Sarthak Sidhant alleged that changes were made in tender conditions that appeared to favour the vendor selected for the project. He repeatedly sought answers from the Board on why multiple tender revisions were required and why key provisions were altered.
What he found in the public tender documents was striking. CBSE's May 2025 tender had required answer sheets to be scanned with automatic robotic scanners, spines preserved, at a minimum of 300 DPI. The tender re-issued in August quietly removed all of it — "Scanners" became generic, and resolution dropped to 200 DPI.
One of the most significant changes Sidhant identified was the removal of a clause related to poor performance records — meaning a vendor with a history of underperformance could no longer be disqualified on those grounds.
Sidhant bypassed social media anonymity entirely, taking his factual evidence directly to mainstream media cameras to explain the procurement anomalies on the record. The blog he published was subsequently shared by opposition leader Rahul Gandhi and several other parliamentarians, who demanded an independent judicial inquiry.
CBSE and OSM contractor Coempt Edutech rejected the allegations.
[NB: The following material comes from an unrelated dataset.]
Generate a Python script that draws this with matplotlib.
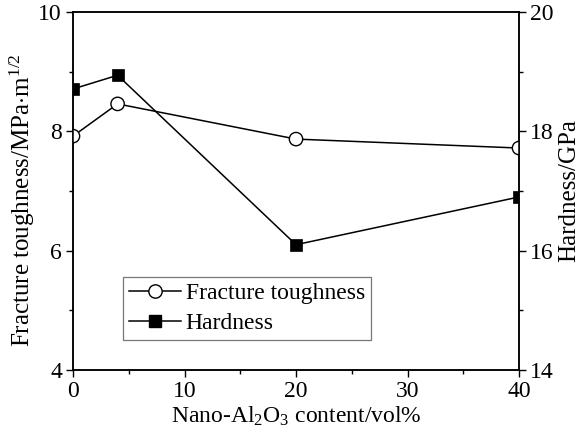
import numpy as np
import matplotlib
matplotlib.use("Agg")
import matplotlib.pyplot as plt
from matplotlib.ticker import MultipleLocator
from matplotlib.lines import Line2D
from matplotlib.patches import Circle, Rectangle
from matplotlib.transforms import ScaledTranslation

plt.rcParams["font.family"] = ["Liberation Serif", "DejaVu Serif"]
plt.rcParams["mathtext.fontset"] = "custom"
plt.rcParams["mathtext.rm"] = "Liberation Serif"
plt.rcParams["mathtext.it"] = "Liberation Serif:italic"

# data
content = [0, 4, 20, 40]
toughness = [7.92, 8.46, 7.87, 7.72]
hardness = [18.71, 18.94, 16.10, 16.90]

fig = plt.figure(figsize=(5.85, 4.44), dpi=100)
ax = fig.add_axes([73 / 585, 1 - 370 / 444, 446 / 585, 358 / 444])
ax2 = ax.twinx()

ax.plot(content, toughness, "-", color="black", lw=1.1, zorder=2)
ax2.plot(content, hardness, "-", color="black", lw=1.1, zorder=2)

# markers as patches so they get cut at the frame, as in the original
r_circ = 4.8 / 72   # inches
s_sq = 8.6 / 72
for x, y in zip(content, toughness):
    off = fig.dpi_scale_trans + ScaledTranslation(x, y, ax.transData)
    ax.add_patch(Circle((0, 0), r_circ, transform=off, facecolor="white",
                        edgecolor="black", lw=1.0, zorder=3))
for x, y in zip(content, hardness):
    off = fig.dpi_scale_trans + ScaledTranslation(x, y, ax2.transData)
    ax2.add_patch(Rectangle((-s_sq / 2, -s_sq / 2), s_sq, s_sq, transform=off,
                            facecolor="black", edgecolor="black", lw=0.5,
                            zorder=3))

ax.set_xlim(0, 40)
ax.set_ylim(4, 10)
ax2.set_ylim(14, 20)
ax.xaxis.set_major_locator(MultipleLocator(10))
ax.xaxis.set_minor_locator(MultipleLocator(5))
ax.yaxis.set_major_locator(MultipleLocator(2))
ax.yaxis.set_minor_locator(MultipleLocator(1))
ax2.yaxis.set_major_locator(MultipleLocator(2))
ax2.yaxis.set_minor_locator(MultipleLocator(1))

fs = 17
for a in (ax, ax2):
    a.tick_params(which="major", direction="out", length=5, width=1,
                  labelsize=fs, pad=3)
    a.tick_params(which="minor", direction="out", length=3, width=1)
    for s in a.spines.values():
        s.set_linewidth(1.1)
ax.tick_params(top=False, which="both")

ax.set_xlabel(r"Nano-Al$_2$O$_3$ content/vol%", fontsize=fs, labelpad=2)
ax.set_ylabel(r"Fracture toughness/MPa$\cdot$m$^{1/2}$", fontsize=18)
ax.yaxis.set_label_coords(-0.08, 0.475)
ax2.set_ylabel("Hardness/GPa", fontsize=18, labelpad=3)

h1 = Line2D([], [], color="black", lw=1.1, marker="o", ms=9.6,
            mfc="white", mec="black", mew=1.0)
h2 = Line2D([], [], color="black", lw=1.1, marker="s", ms=8.6,
            mfc="black", mec="black")
leg = ax.legend(handles=[h1, h2], labels=["Fracture toughness", "Hardness"],
                loc="upper left", bbox_to_anchor=(0.112, 0.26), fontsize=fs,
                frameon=True, fancybox=False, edgecolor="#555555",
                handlelength=2.2, handletextpad=0.2, borderpad=0.25,
                labelspacing=0.35, borderaxespad=0)
leg.get_frame().set_linewidth(0.9)

fig.savefig("out.png", dpi=100)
Union Education Minister Dharmendra Pradhan accepted responsibility for the issue and said steps would be taken to prevent similar problems in the future.
THE FALLOUT
The three investigations — conducted independently, by teenagers, without institutional backing — collectively triggered a national conversation that reached the highest levels of government.
The controversy came shortly after the cancellation of the NEET-UG examination over a paper leak, and the National Testing Agency faced fresh criticism after a technical issue delayed the CUET-UG 2026 examination at several centres — painting a broader picture of systemic fragility in India's examination infrastructure.
CBSE postponed the re-evaluation portal to June 1, 2026, aiming for a transparent and glitch-free process. The OSM rollout was intended to improve transparency and efficiency, but mounting errors and opaque responses have eroded confidence among students and parents.
Educationist Prof. Anita Rampal, speaking to The Federal, captured the significance of the moment. She said the actions of students such as Sidhant, Nisarga Adhikary, Vedant Shrivastava and others provided reassurance that young people remain willing to engage with public issues, and that what impressed her most was that several students were speaking not only for themselves but also for others who might have been adversely affected.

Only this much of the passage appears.